Q: Why is Silicon Valley such a significant hub?

A: I’m a Californian and I grew up hearing the old adage, “As California goes, so goes the nation.” There’s something about it that engenders optimism.  And in Northern California you’ve got two of the most inspirational universities that churn out real leaders. UC Berkeley and Stanford literally teach kids to think independently, aim high and take risks where others might shrink away. Don’t underestimate the power of those institutions. Google’s Eric Schmidt, Intel’s Paul Otellini, Electronic Arts’ John Riccitiello… they all went to Berkeley. Stanford produced Google’s Sergei Brin and Larry Page, and Yahoo’s Jerry Yang and David Filo, among others. The list goes on.  But the history of the Valley really goes so much further back. The semiconductor chip, made with silicon, was perfected and innovated there.  The actual term “Silicon Valley” goes back to 1971.

Q:  What should women know about this special?

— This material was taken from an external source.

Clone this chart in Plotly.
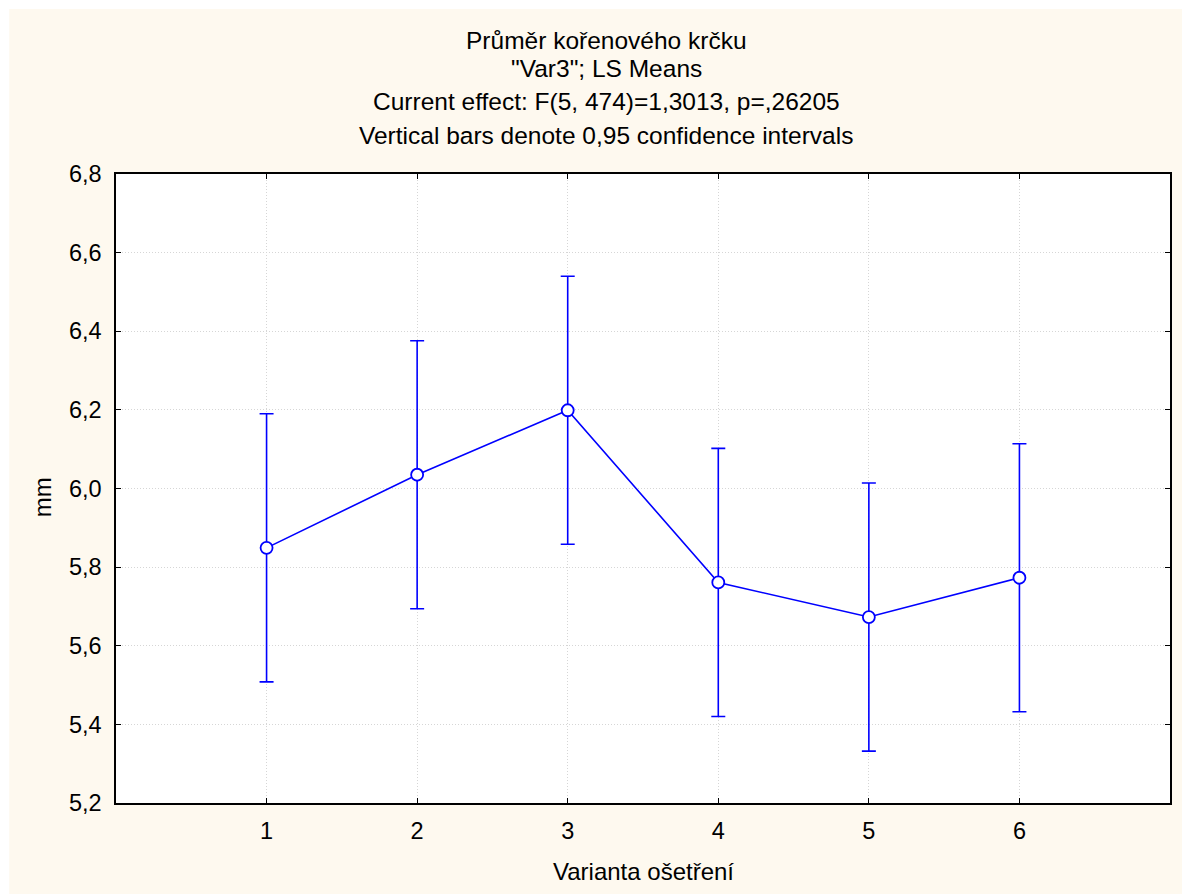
import plotly.graph_objects as go

# LS means of root-collar diameter per treatment variant, with 95% CI bounds
variants = [1, 2, 3, 4, 5, 6]
means = [5.849, 6.035, 6.199, 5.761, 5.673, 5.773]
upper = [6.190, 6.376, 6.540, 6.102, 6.014, 6.114]
lower = [5.508, 5.694, 5.858, 5.420, 5.332, 5.432]

y_ticks = [5.2, 5.4, 5.6, 5.8, 6.0, 6.2, 6.4, 6.6, 6.8]
y_tick_text = [f"{v:.1f}".replace(".", ",") for v in y_ticks]
x_ticks = [1, 2, 3, 4, 5, 6]

title_lines = [
    "Průměr kořenového krčku",
    "\"Var3\"; LS Means",
    "Current effect: F(5, 474)=1,3013, p=,26205",
    "Vertical bars denote 0,95 confidence intervals",
]

BLUE = "#0000FF"
CREAM = "#FEF9EF"
FONT = "Liberation Sans, Arial"
W, H = 1182, 894
ML, MR, MT, MB = 116, 10, 174, 91
PW, PH = W - ML - MR, H - MT - MB

err_plus = [u - m for u, m in zip(upper, means)]
err_minus = [m - l for m, l in zip(means, lower)]

fig = go.Figure()
fig.add_trace(go.Scatter(
    x=variants, y=means, mode="lines+markers",
    line=dict(color=BLUE, width=1.6),
    marker=dict(symbol="circle", size=12, color="white",
                line=dict(color=BLUE, width=1.8)),
    error_y=dict(type="data", symmetric=False, array=err_plus,
                 arrayminus=err_minus, color=BLUE, thickness=1.6, width=7),
    showlegend=False,
))

def px_x(p):
    return (p - ML) / PW

def px_y(p):
    return 1 - (p - MT) / PH

shapes = [
    # cream page area, leaving a thin white strip at top and left
    dict(type="rect", xref="paper", yref="paper", layer="below",
         x0=px_x(9), x1=px_x(W + 5), y0=px_y(H + 5), y1=px_y(9),
         fillcolor=CREAM, line=dict(width=0)),
    # white plotting area
    dict(type="rect", xref="paper", yref="paper", layer="below",
         x0=0, x1=1, y0=0, y1=1, fillcolor="white", line=dict(width=0)),
]

annotations = []
title_y = [41, 69, 101, 135]
for txt, yp in zip(title_lines, title_y):
    annotations.append(dict(
        text=txt, xref="paper", yref="paper", x=px_x(607), y=px_y(yp),
        xanchor="center", yanchor="middle", showarrow=False,
        font=dict(family=FONT, size=24.5, color="black"),
    ))

# axis titles placed as annotations for exact positioning
annotations.append(dict(
    text="Varianta ošetření", xref="paper", yref="paper",
    x=px_x(644), y=px_y(872), xanchor="center", yanchor="middle",
    showarrow=False, font=dict(family=FONT, size=24, color="black"),
))
annotations.append(dict(
    text="mm", xref="paper", yref="paper", textangle=-90,
    x=px_x(42), y=px_y(497), xanchor="center", yanchor="middle",
    showarrow=False, font=dict(family=FONT, size=24, color="black"),
))

axis_common = dict(
    showline=True, linecolor="black", linewidth=1.5, mirror="ticks",
    ticks="inside", ticklen=5, tickcolor="black", tickwidth=1,
    showgrid=True, gridcolor="#d6d6d6", griddash="1px,2px", gridwidth=1,
    zeroline=False,
    tickfont=dict(family=FONT, size=23.5, color="black"),
)

fig.update_layout(
    width=W, height=H,
    margin=dict(l=ML, r=MR, t=MT, b=MB),
    paper_bgcolor="white", plot_bgcolor="white",
    shapes=shapes, annotations=annotations,
    xaxis=dict(range=[0, 7], tickvals=x_ticks, ticklabelstandoff=6,
               **axis_common),
    yaxis=dict(range=[5.2, 6.8], tickvals=y_ticks, ticktext=y_tick_text,
               ticklabelstandoff=8, **axis_common),
)

fig.write_html("out.html")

A: That we need more of them to proliferate the Valley!  There’s nothing I’d like to see more than women becoming engineers, code-writers and entrepreneurs.  Stephanie DiMarco founded Advent Software, she’s one of the original leaders whom I always think about: intrepid, smart, focused. We need schools to truly bring along girls and help them see the engineering light.  But it’s about leadership and spirit too… the spirit that encourages young women to take chances in life.